Figure below shows the block diagram of the mathematical implementation of QPSK.

At the input of the modulator, the digital data’s even bits (i.e., bits 0,2,4 and so on) are stripped from the data stream by a “bit-splitter” and are multiplied with a carrier to generate a BPSK signal (called PSKI). At the same time, the data’s odd bits (i.e., bits 1,3,5 and so on) are stripped from the data stream and are multiplied with the same carrier to generate a second BPSK signal (called PSKQ). However, the PSKQ signal’s carrier is phase shifted by 90o before being modulated.

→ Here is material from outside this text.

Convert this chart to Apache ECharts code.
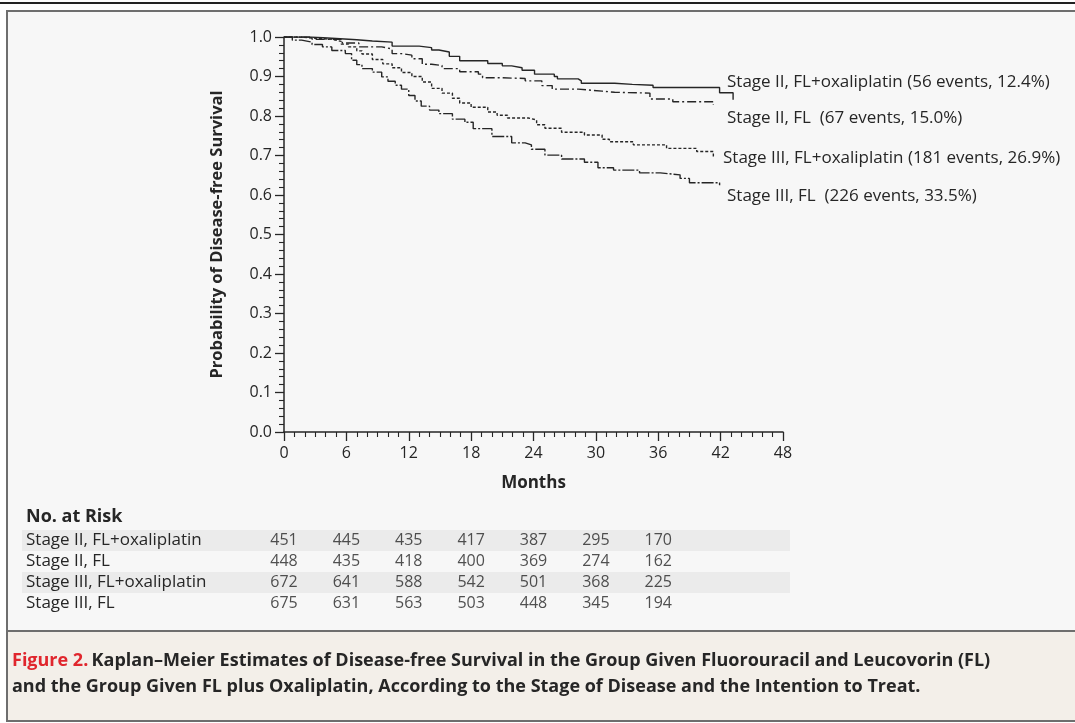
<!DOCTYPE html>
<html><head><meta charset="utf-8">
<script src="https://cdn.jsdelivr.net/npm/echarts@6/dist/echarts.min.js"></script>
<style>html,body{margin:0;padding:0;background:#fff}#c{width:1075px;height:723px}</style>
</head><body><div id="c"></div>
<script>
// ---- data ----
const monthTicks = [0, 6, 12, 18, 24, 30, 36, 42, 48];
const seriesNames = ['Stage II, FL+oxaliplatin', 'Stage II, FL', 'Stage III, FL+oxaliplatin', 'Stage III, FL'];
const curveLabels = [
  'Stage II, FL+oxaliplatin (56 events, 12.4%)',
  'Stage II, FL  (67 events, 15.0%)',
  'Stage III, FL+oxaliplatin (181 events, 26.9%)',
  'Stage III, FL  (226 events, 33.5%)'
];
const stage2Oxa = [[0,1],[2.5,0.997],[4.6,0.993],[7,0.99],[8.5,0.987],[10.4,0.977],[13,0.973],[14.2,0.967],[14.9,0.962],[15.9,0.951],[16.9,0.94],[19.6,0.933],[21,0.927],[21.9,0.922],[22.9,0.916],[24.1,0.906],[26,0.9],[26.3,0.894],[28.3,0.889],[28.6,0.883],[31.8,0.88],[33.5,0.878],[35.5,0.872],[41.9,0.859],[43.2,0.841]];
const stage2FL = [[0,1],[2.7,0.994],[5.6,0.985],[7.2,0.975],[9.4,0.97],[10.4,0.958],[11.3,0.954],[12.3,0.945],[13.3,0.931],[14.2,0.928],[15.2,0.92],[16.9,0.912],[18.7,0.906],[19.1,0.897],[20.6,0.895],[23.2,0.889],[24.8,0.877],[25.8,0.868],[28.3,0.863],[30.6,0.86],[31.8,0.858],[35.2,0.843],[37.4,0.836],[41.3,0.828]];
const stage3Oxa = [[0,1],[1.5,0.997],[3,0.994],[4.6,0.989],[5.5,0.982],[6.2,0.975],[7,0.965],[7.5,0.957],[8.5,0.943],[9.5,0.932],[10.4,0.922],[11.3,0.91],[12.3,0.9],[13.3,0.886],[14.2,0.87],[15.2,0.858],[16.2,0.845],[16.9,0.833],[18,0.822],[19.6,0.81],[20.5,0.802],[21.5,0.795],[23.5,0.79],[24.3,0.778],[25.1,0.769],[26.7,0.759],[28.9,0.752],[30.6,0.741],[31.3,0.735],[33.6,0.727],[36.8,0.718],[39.7,0.71],[41.3,0.697]];
const stage3FL = [[0,1],[0.8,0.992],[1.7,0.987],[2.7,0.981],[3.7,0.975],[4.6,0.966],[5.9,0.958],[6.5,0.941],[7,0.93],[7.5,0.92],[8.5,0.911],[9.4,0.899],[10,0.888],[10.7,0.878],[11.3,0.868],[12,0.852],[12.6,0.838],[13.2,0.825],[14,0.815],[14.9,0.806],[16.2,0.792],[17.4,0.784],[18.2,0.768],[20,0.748],[21.9,0.732],[23.2,0.727],[23.8,0.716],[25.1,0.701],[26.7,0.691],[28.9,0.683],[30.2,0.669],[31.7,0.663],[34.2,0.656],[36.2,0.651],[38.1,0.642],[39,0.631],[41.9,0.625]];
const riskMonths = [0, 6, 12, 18, 24, 30, 36];
const risk2Oxa = [451, 445, 435, 417, 387, 295, 170];
const risk2FL = [448, 435, 418, 400, 369, 274, 162];
const risk3Oxa = [672, 641, 588, 542, 501, 368, 225];
const risk3FL = [675, 631, 563, 503, 448, 345, 194];
const captionLead = 'Figure 2.';
const captionLine1 = 'Kaplan–Meier Estimates of Disease-free Survival in the Group Given Fluorouracil and Leucovorin (FL)';
const captionLine2 = 'and the Group Given FL plus Oxaliplatin, According to the Stage of Disease and the Intention to Treat.';

// ---- chart ----
const FONT = '"Open Sans"';
const INK = '#262626';
const curves = [stage2Oxa, stage2FL, stage3Oxa, stage3FL];
const dashes = ['solid', [9, 3, 2, 3], [3, 2], [12, 2, 2, 2]];
const risks = [risk2Oxa, risk2FL, risk3Oxa, risk3FL];

const chart = echarts.init(document.getElementById('c'), null, {renderer: 'canvas'});

const series = curves.map((d, i) => ({
  type: 'line', name: seriesNames[i], data: d, step: 'end', symbol: 'none',
  xAxisIndex: 0, yAxisIndex: 0, silent: true,
  lineStyle: {color: INK, width: 1.4, type: dashes[i]}
}));
risks.forEach((r, i) => {
  series.push({
    type: 'scatter', xAxisIndex: 1, yAxisIndex: 1, symbolSize: 1, silent: true,
    itemStyle: {color: 'rgba(0,0,0,0)'},
    data: riskMonths.map((m, k) => [m, seriesNames[i], r[k]]),
    label: {show: true, position: 'inside', formatter: p => p.value[2], fontFamily: FONT, fontSize: 16, color: INK}
  });
});

const labelY = [82, 118, 158, 196];
const labelX = [727, 727, 723, 727];
const graphics = [
  {type: 'rect', z: -20, shape: {x: 0, y: 2, width: 1075, height: 2}, style: {fill: '#222'}},
  {type: 'rect', z: -20, shape: {x: 7, y: 11, width: 1080, height: 710}, style: {fill: '#f7f7f7', stroke: '#6e6e6e', lineWidth: 2}},
  {type: 'rect', z: -19, shape: {x: 7, y: 631, width: 1080, height: 90}, style: {fill: '#f3efe9', stroke: '#6e6e6e', lineWidth: 2}},
  {type: 'rect', z: -18, shape: {x: 22, y: 530, width: 768, height: 21}, style: {fill: '#ebebeb'}},
  {type: 'rect', z: -18, shape: {x: 22, y: 572, width: 768, height: 21}, style: {fill: '#ebebeb'}},
  {type: 'text', x: 26, y: 517, style: {text: 'No. at Risk', font: 'bold 18px ' + FONT, fill: INK, verticalAlign: 'middle'}},
  {type: 'text', x: 12, y: 648, style: {
    text: '{r|' + captionLead + '} {b|' + captionLine1 + '}\n{b|' + captionLine2 + '}',
    rich: {
      r: {fontFamily: FONT, fontWeight: 'bold', fontSize: 18, fill: '#e0262d', lineHeight: 26},
      b: {fontFamily: FONT, fontWeight: 'bold', fontSize: 18, fill: '#262626', lineHeight: 26}
    }
  }}
];
curveLabels.forEach((t, i) => graphics.push({
  type: 'text', x: labelX[i], y: labelY[i],
  style: {text: t, font: '17px ' + FONT, fill: INK, verticalAlign: 'middle'}
}));

const axisTxt = {fontFamily: FONT, fontSize: 16, color: INK};
chart.setOption({
  animation: false,
  backgroundColor: 'transparent',
  grid: [
    {left: 284, top: 37, width: 499, height: 395},
    {left: 284, top: 530, width: 499, height: 84}
  ],
  xAxis: [
    {type: 'value', gridIndex: 0, min: 0, max: 48, interval: 6,
     axisLine: {show: true, lineStyle: {color: INK, width: 1.5}},
     axisTick: {show: true, length: 9, lineStyle: {color: INK, width: 1.3}},
     minorTick: {show: true, splitNumber: 6, length: 5, lineStyle: {color: INK, width: 1.1}},
     axisLabel: Object.assign({margin: 13, customValues: monthTicks}, axisTxt),
     splitLine: {show: false},
     name: 'Months', nameLocation: 'middle', nameGap: 43,
     nameTextStyle: {fontFamily: FONT, fontSize: 17, fontWeight: 'bold', color: INK}},
    {type: 'value', gridIndex: 1, min: 0, max: 48, show: false}
  ],
  yAxis: [
    {type: 'value', gridIndex: 0, min: 0, max: 1, interval: 0.1,
     axisLine: {show: true, lineStyle: {color: INK, width: 1.5}},
     axisTick: {show: true, length: 9, lineStyle: {color: INK, width: 1.3}},
     minorTick: {show: true, splitNumber: 5, length: 5, lineStyle: {color: INK, width: 1.1}},
     axisLabel: Object.assign({margin: 12, formatter: v => v.toFixed(1)}, axisTxt),
     splitLine: {show: false},
     name: 'Probability of Disease-free Survival', nameLocation: 'middle', nameGap: 58,
     nameTextStyle: {fontFamily: FONT, fontSize: 16.5, fontWeight: 'bold', color: INK}},
    {type: 'category', gridIndex: 1, data: seriesNames, inverse: true,
     axisLine: {show: false}, axisTick: {show: false}, splitLine: {show: false},
     axisLabel: {interval: 0, hideOverlap: false, margin: 258, align: 'left', fontFamily: FONT, fontSize: 17, color: INK}}
  ],
  graphic: {elements: graphics},
  series: series
});
</script></body></html>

The two BPSK signals are then simply added together for transmission and, as they have the same carrier frequency, they occupy the same portion of the radio frequency spectrum. While this suggests that the two sets of signals would be irretrievably mixed, the required 90o of phase separation between the carriers allows the sidebands to be separated by the receiver using phase discrimination.

The constellation diagram of QPSK is as shown below:

Each adjacent symbol only differs by one bit, sometimes known as quaternary or quadriphase PSK or 4-PSK, or 4-QAM. QPSK uses four points on the constellation diagram, equispaced around a circle. With four phases, QPSK can encode two bits per symbol shown in the diagram to minimize the BER- twice the rate of BPSK. Analysis shows that this may be used either to double the data rate compared to a BPSK system while maintaining the bandwidth of the signal or to maintain the data rate of BPSK but half the bandwidth needed. The implementation of QPSK is more general than that of BPSK and also indicates the implementation of higher order PSK.  Writing the symbols in the constellation diagram in terms of sine and cosine waves used to transmit them. This yields the four phases π/4, 3π/4, 5π/4 and 7π/4 as needed. This results in a two dimensional signal space with unit basis functions. The first basis function is used as the in-phase component of the signal and the second as the quadrature component of the signal. Hence the signal constellation consists of the signal- space 4 points.

 

Reception of a QPSK signal

Figure below shows the block diagram of the mathematical implementation of QPSK demodulation.

It is to be noticed that the arrangement uses two product detectors to simultaneously demodulate the two BPSK signals. This simultaneously recovers the pairs of bits in the original data. The two signals are cleaned-up using a comparator or some other signal conditioners then the bits are put back in order using a 2-bit parallel to serial converter.

In order to understand how each detector picks out only one of the BPSK signals and not both of them, recall that the product detection of DSBSC signals is “phase sensitive”. That is, recovery of the message is optimal if the transmitted and local carriers are in phase with each another. But the recovered message is attenuated if the two carriers are not exactly in phase. Importantly, if the phase error is 90o, the amplitude of the recovered message is zero.

It is to be noticed that the product detectors in the figure share the carrier but one of them is phase shifted 90o.That being the case, once the phase of the local carrier for one of the product detectors matches the phase of the transmission carrier for one of the BPSK signals, there is automatically a  90o phase error between the detector’s local carrier and the transmission carrier of the other BPSK signal. So the detector recovers the data on the BPSK signal that it’s matched to and rejects the other BPSK signal.